Parteiexponenten wie Mützenich, Stegner und Walter-Borjans beanspruchen, für die «Friedens-SPD» zu stehen. Deren Rhetorik unterscheidet sich wenig von plakativen Friedensforderungen der Linken, des BSW und sogar auch der AfD. Obschon etwa Stegner das jeweils entrüstet von sich weist: Seine apodiktischen Forderungen, mit Putin zu verhandeln und auf massive Aufrüstung zu verzichten, bringen ihn und seine Gesinnungsgenossen immer wieder in die Nähe der Haltungen ganz links und ganz rechts.
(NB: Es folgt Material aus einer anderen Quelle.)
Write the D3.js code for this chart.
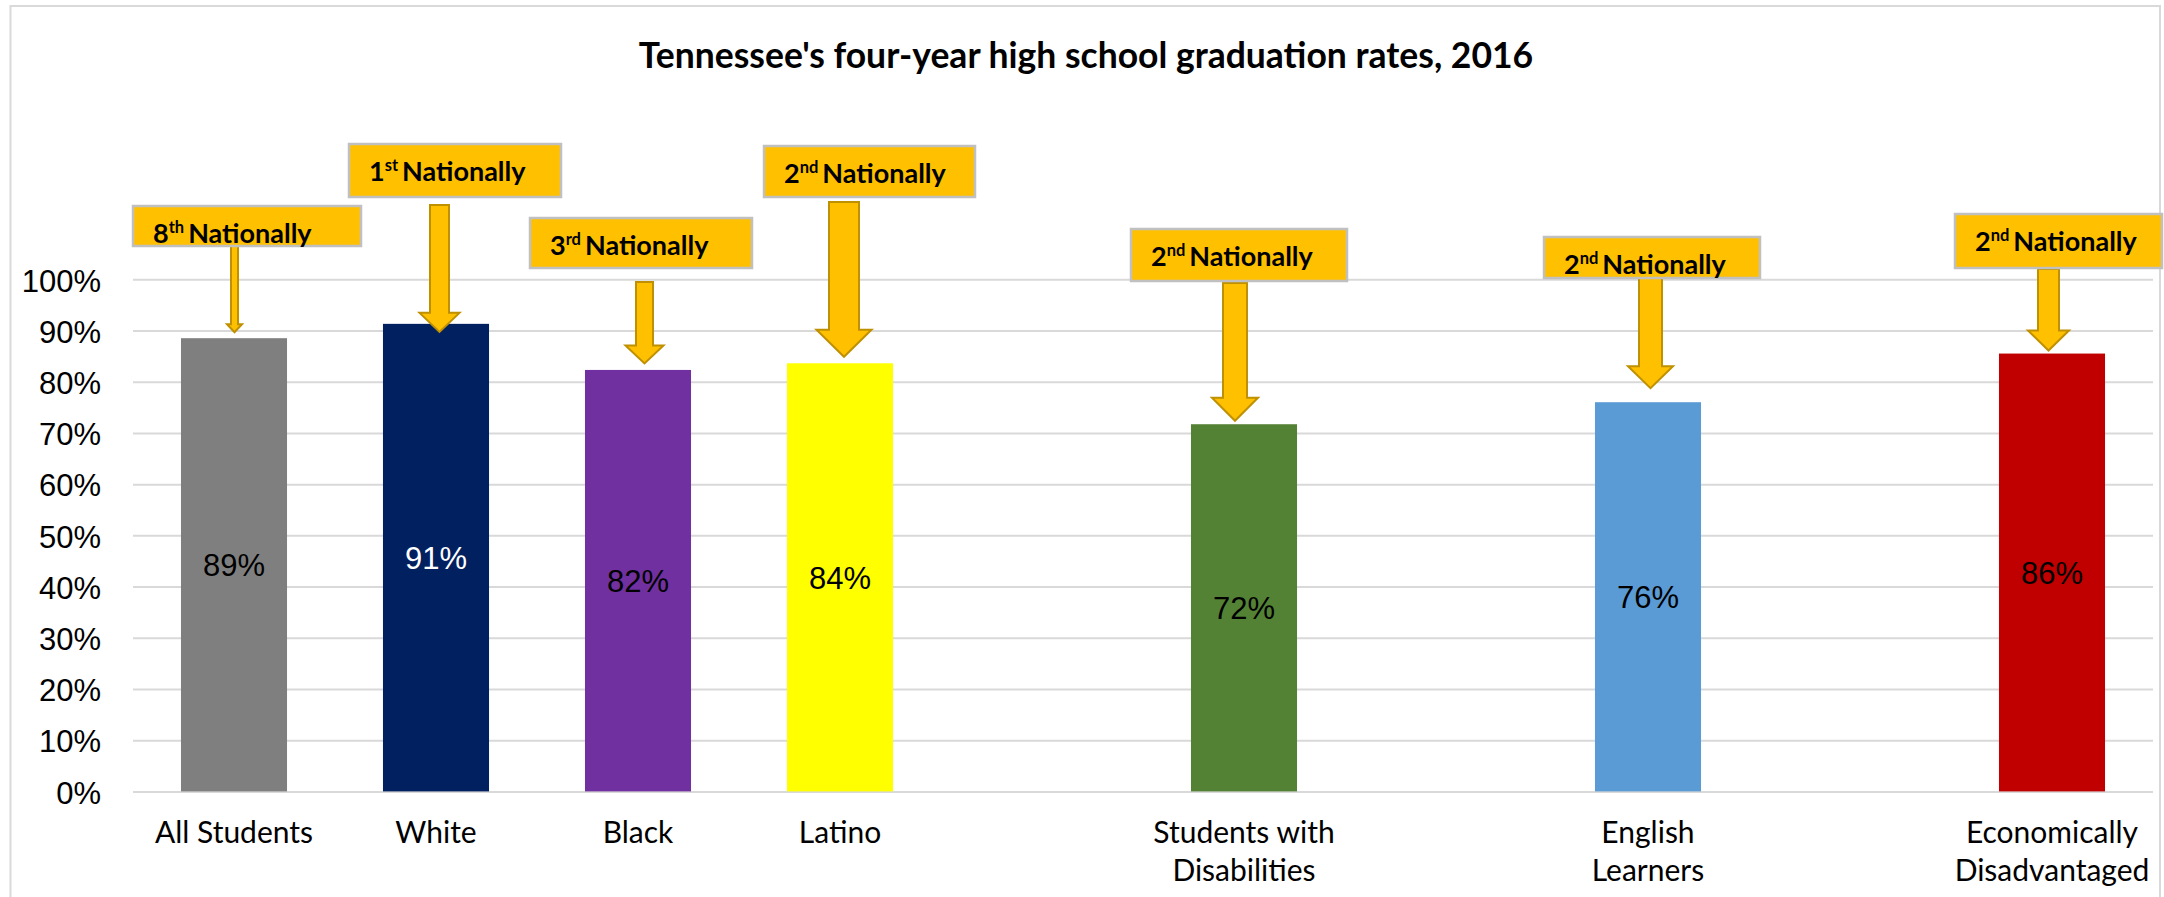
<!DOCTYPE html>
<html>
<head>
<meta charset="utf-8">
<script src="https://cdn.jsdelivr.net/npm/d3@7"></script>
<style>
  body { margin: 0; background: #fff; }
  svg { display: block; }
</style>
</head>
<body>
<svg id="chart" width="2164" height="897"></svg>
<script>
// ---- data ----------------------------------------------------------------
// Empty strings are spacer slots on the category axis.
const categories = ["All Students", "White", "Black", "Latino", "",
  "Students with Disabilities", "", "English Learners", "", "Economically Disadvantaged"];
const rates = [0.885, 0.913, 0.823, 0.836, null, 0.717, null, 0.760, null, 0.855];
const nationalRanks = ["8th", "1st", "3rd", "2nd", null, "2nd", null, "2nd", null, "2nd"];
const yTickValues = [0, 0.1, 0.2, 0.3, 0.4, 0.5, 0.6, 0.7, 0.8, 0.9, 1.0];
const chartTitle = "Tennessee's four-year high school graduation rates, 2016";

// ---- styles ----------------------------------------------------------------
const barColors = ["#7f7f7f", "#002060", "#7030a0", "#ffff00", null,
  "#548235", null, "#5b9bd5", null, "#c00000"];
const valueLabelColors = ["#000", "#fff", "#000", "#000", null, "#000", null, "#000", null, "#000"];

// Callout placement for each bar (pixels, relative to the bar centre / value).
const calloutLayout = [
  { boxDx: -101, boxTop: 206, boxW: 228, boxH: 40, arrowDx: 0.5, shaftGap: 0,  shaftW: 7,  headW: 15, headL: 8,  tipGap: 6 },
  { boxDx: -87,  boxTop: 144, boxW: 212, boxH: 53, arrowDx: 3.5, shaftGap: 8,  shaftW: 19, headW: 40, headL: 19, tipGap: -8 },
  { boxDx: -108, boxTop: 218, boxW: 222, boxH: 50, arrowDx: 6.5, shaftGap: 14, shaftW: 17, headW: 38, headL: 18, tipGap: 6.5 },
  { boxDx: -76,  boxTop: 146, boxW: 211, boxH: 51, arrowDx: 4,   shaftGap: 5,  shaftW: 30, headW: 55, headL: 27, tipGap: 6.5 },
  null,
  { boxDx: -113, boxTop: 229, boxW: 216, boxH: 52, arrowDx: -9,  shaftGap: 2,  shaftW: 24, headW: 46, headL: 23, tipGap: 3.5 },
  null,
  { boxDx: -104, boxTop: 237, boxW: 216, boxH: 41, arrowDx: 2.5, shaftGap: 0,  shaftW: 23, headW: 45, headL: 22, tipGap: 14 },
  null,
  { boxDx: -97,  boxTop: 214, boxW: 207, boxH: 54, arrowDx: -3.5, shaftGap: 1, shaftW: 21, headW: 41, headL: 20, tipGap: 3 }
];

const calibriLike = "Lato, 'Open Sans', sans-serif";
const arialLike = "'Liberation Sans', Arial, sans-serif";

// ---- layout ----------------------------------------------------------------
const svg = d3.select("#chart");
const plot = { left: 133, right: 2153, top: 279.3, bottom: 791.4 };

const rows = categories.map((c, i) => ({
  i, category: c, rate: rates[i], rank: nationalRanks[i],
  color: barColors[i], labelColor: valueLabelColors[i], callout: calloutLayout[i]
}));
const bars = rows.filter(d => d.rate != null);

const x = d3.scaleBand()
  .domain(rows.map(d => d.i))
  .range([plot.left, plot.right])
  .paddingInner(0.475)
  .paddingOuter(0.2375);

const y = d3.scaleLinear()
  .domain([0, 1])
  .range([plot.bottom, plot.top]);

const pct = d3.format(".0%");

// chart frame
svg.append("rect")
  .attr("x", 10.5).attr("y", 6)
  .attr("width", 2149.5).attr("height", 1000)
  .attr("fill", "#fff")
  .attr("stroke", "#d9d9d9")
  .attr("stroke-width", 2);

// title
svg.append("text")
  .attr("x", 1086).attr("y", 68)
  .attr("text-anchor", "middle")
  .attr("font-family", calibriLike)
  .attr("font-weight", 700)
  .attr("font-size", 35.5)
  .attr("fill", "#000")
  .text(chartTitle);

// gridlines + y axis labels
const yAxis = svg.append("g")
  .attr("transform", `translate(${plot.left},0)`)
  .call(d3.axisLeft(y)
    .tickValues(yTickValues)
    .tickFormat(pct)
    .tickSize(-(plot.right - plot.left))
    .tickPadding(32));
yAxis.select(".domain").remove();
yAxis.selectAll(".tick line")
  .attr("stroke", "#d9d9d9")
  .attr("stroke-width", 2);
yAxis.selectAll(".tick text")
  .attr("font-family", arialLike)
  .attr("font-size", 31)
  .attr("fill", "#000")
  .attr("dy", "0.38em");

// bars
svg.append("g").selectAll("rect")
  .data(bars)
  .join("rect")
  .attr("x", d => x(d.i))
  .attr("width", x.bandwidth())
  .attr("y", d => y(d.rate))
  .attr("height", d => y(0) - y(d.rate))
  .attr("fill", d => d.color);

// value labels, centred in each bar
svg.append("g").selectAll("text")
  .data(bars)
  .join("text")
  .attr("x", d => x(d.i) + x.bandwidth() / 2)
  .attr("y", d => (y(d.rate) + y(0)) / 2)
  .attr("dy", "0.36em")
  .attr("text-anchor", "middle")
  .attr("font-family", arialLike)
  .attr("font-size", 31)
  .attr("fill", d => d.labelColor)
  .text(d => pct(d.rate));

// category labels, wrapped to the slot width
const catLabels = svg.append("g").selectAll("text")
  .data(bars)
  .join("text")
  .attr("x", d => x(d.i) + x.bandwidth() / 2)
  .attr("y", 843)
  .attr("text-anchor", "middle")
  .attr("font-family", calibriLike)
  .attr("font-size", 30)
  .attr("fill", "#000");

catLabels.each(function (d) {
  const t = d3.select(this);
  const cx = x(d.i) + x.bandwidth() / 2;
  const words = d.category.split(" ");
  const maxW = x.step() - 4;
  let line = [];
  let tspan = t.append("tspan").attr("x", cx).attr("dy", 0);
  words.forEach(w => {
    line.push(w);
    tspan.text(line.join(" "));
    if (tspan.node().getComputedTextLength() > maxW && line.length > 1) {
      line.pop();
      tspan.text(line.join(" "));
      line = [w];
      tspan = t.append("tspan").attr("x", cx).attr("dy", 38).text(w);
    }
  });
});

// ranking callouts: boxed note with a block arrow pointing at the bar
const callouts = svg.append("g").selectAll("g")
  .data(bars)
  .join("g");

callouts.append("path")
  .attr("fill", "#ffc000")
  .attr("stroke", "#bf9000")
  .attr("stroke-width", 2)
  .attr("stroke-linejoin", "miter")
  .attr("d", d => {
    const c = d.callout;
    const cx = x(d.i) + x.bandwidth() / 2 + c.arrowDx;
    const top = c.boxTop + c.boxH + c.shaftGap;
    const tip = y(d.rate) - c.tipGap;
    const neck = tip - c.headL;
    const s = c.shaftW / 2, h = c.headW / 2;
    return `M${cx - s},${top}H${cx + s}V${neck}H${cx + h}L${cx},${tip}L${cx - h},${neck}H${cx - s}Z`;
  });

callouts.append("rect")
  .attr("x", d => x(d.i) + x.bandwidth() / 2 + d.callout.boxDx)
  .attr("y", d => d.callout.boxTop)
  .attr("width", d => d.callout.boxW)
  .attr("height", d => d.callout.boxH)
  .attr("fill", "#ffc000")
  .attr("stroke", "#c0c0c0")
  .attr("stroke-width", 2.5);

const rankText = callouts.append("text")
  .attr("x", d => x(d.i) + x.bandwidth() / 2 + d.callout.boxDx + 20)
  .attr("y", d => d.callout.boxTop + 37)
  .attr("font-family", calibriLike)
  .attr("font-weight", 700)
  .attr("font-size", 27)
  .attr("fill", "#000");

rankText.append("tspan").text(d => d.rank.replace(/\D+$/, ""));
rankText.append("tspan")
  .attr("font-size", 16.5)
  .attr("dy", -10)
  .text(d => d.rank.replace(/^\d+/, "") + " ");
rankText.append("tspan")
  .attr("dy", 10)
  .text("Nationally");
</script>
</body>
</html>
Gemeinsames Kennzeichen dieser Positionen ist eine Verweigerung der gebotenen Eindeutigkeit. Man konzediert allenfalls, dass Russland der Angreifer ist und fortlaufend Kriegsverbrechen begeht, schiebt aber stets mehrere grosse «Aber» hinterher: Aber die USA sind nicht besser, aber die Nato hat Russland provoziert, aber die Sanktionen schaden ja mehr uns als den Russen. Es wird der Eindruck einer moralischen Äquidistanz gegenüber Angreifer und Angegriffenem erweckt, der allerdings in groteskem Gegensatz zu den brutalen Tatsachen steht. Russland intensiviert permanent seine Angriffe auf Zivilbevölkerung und zivile Infrastrukturen in der Ukraine. Das wird dann in irritierender Weise so verurteilt, also ob daraus keine Konsequenzen zu ziehen wären.
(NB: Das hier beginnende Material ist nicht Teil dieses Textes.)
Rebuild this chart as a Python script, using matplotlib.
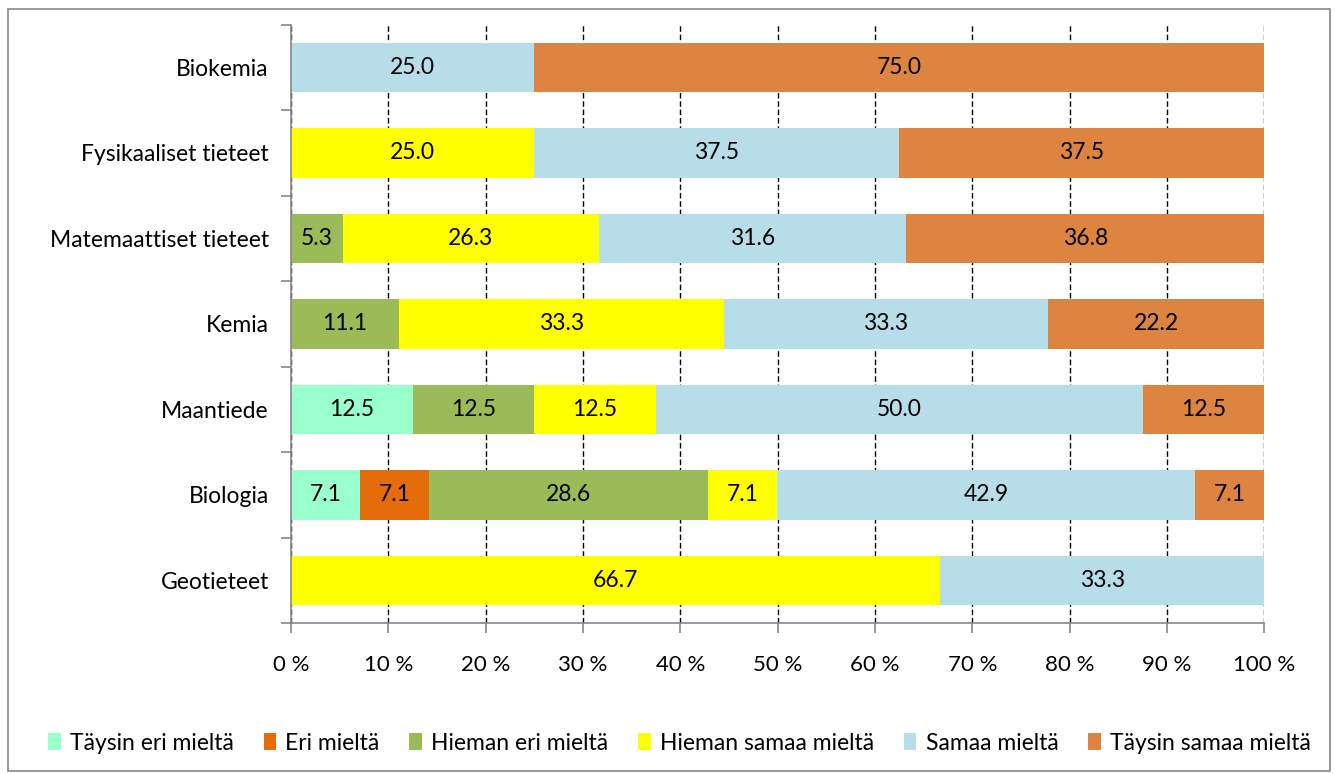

Vor dem Hintergrund russischer Aggression und Expansion die europäischen Anstrengungen zur Aufrüstung «irrational» zu nennen, setzt einen Beobachtungsstandpunkt voraus, der sehr hoch über dem aktuellen Geschehen, irgendwo im ganz Grundsätzlichen angesiedelt ist. Diese distanzierte, aus moralischer Überlegenheit urteilende Haltung lässt die brutale Wirklichkeit nicht an sich herankommen. Ihr Mitgefühl mit dem geschundenen ukrainischen Volk bleibt eine halbe Sache, weil es eine klare Parteinahme und Unterstützung verweigert.
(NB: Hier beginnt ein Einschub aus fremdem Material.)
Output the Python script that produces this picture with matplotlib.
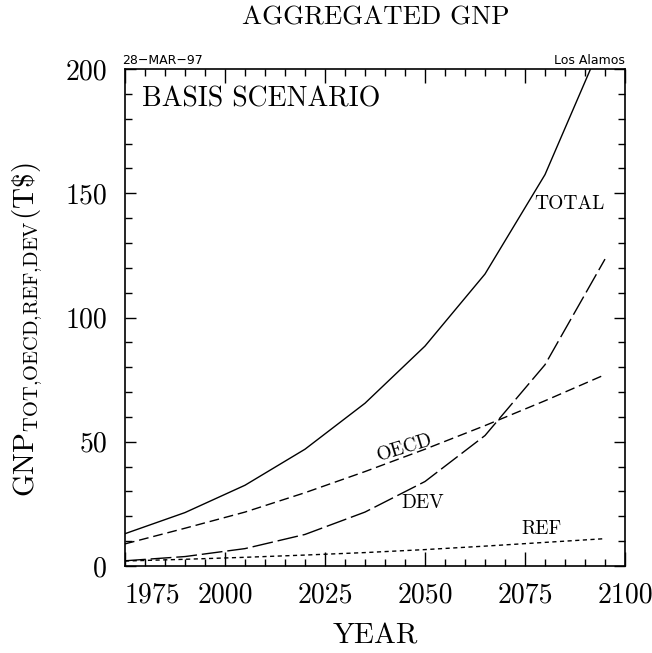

Was Russland seit 2014 und dann vor allem 2022 in der Ukraine anrichtet, hat die Welt, in der wir in Europa leben und Politik machen, verändert. Man kann über Krieg und Frieden nicht mehr so reden, wie das ab 1989 höchstens 25 Jahre lang möglich war. Zwar hat Kanzler Scholz 2022 die «Zeitenwende» ausgerufen – und daraus (zögernd) Konsequenzen gezogen. Seine Partei steht seither im Zwiespalt zwischen ängstlicher Vorsicht und entschlossenem Handeln. In die jetzige Koalition ist sie dann aber mit gestärkter Entschlossenheit eingetreten. 

Nun jedoch ist in der SPD der Machtkampf eröffnet. Die selbsternannte Friedensfraktion mobilisiert gegen den neuen starken Mann, Lars Klingbeil. Mit ihrem Querschuss brechen die Manifest-Leute einen riskanten innerparteilichen Konflikt vom Zaun, der ganz Europa betreffen kann.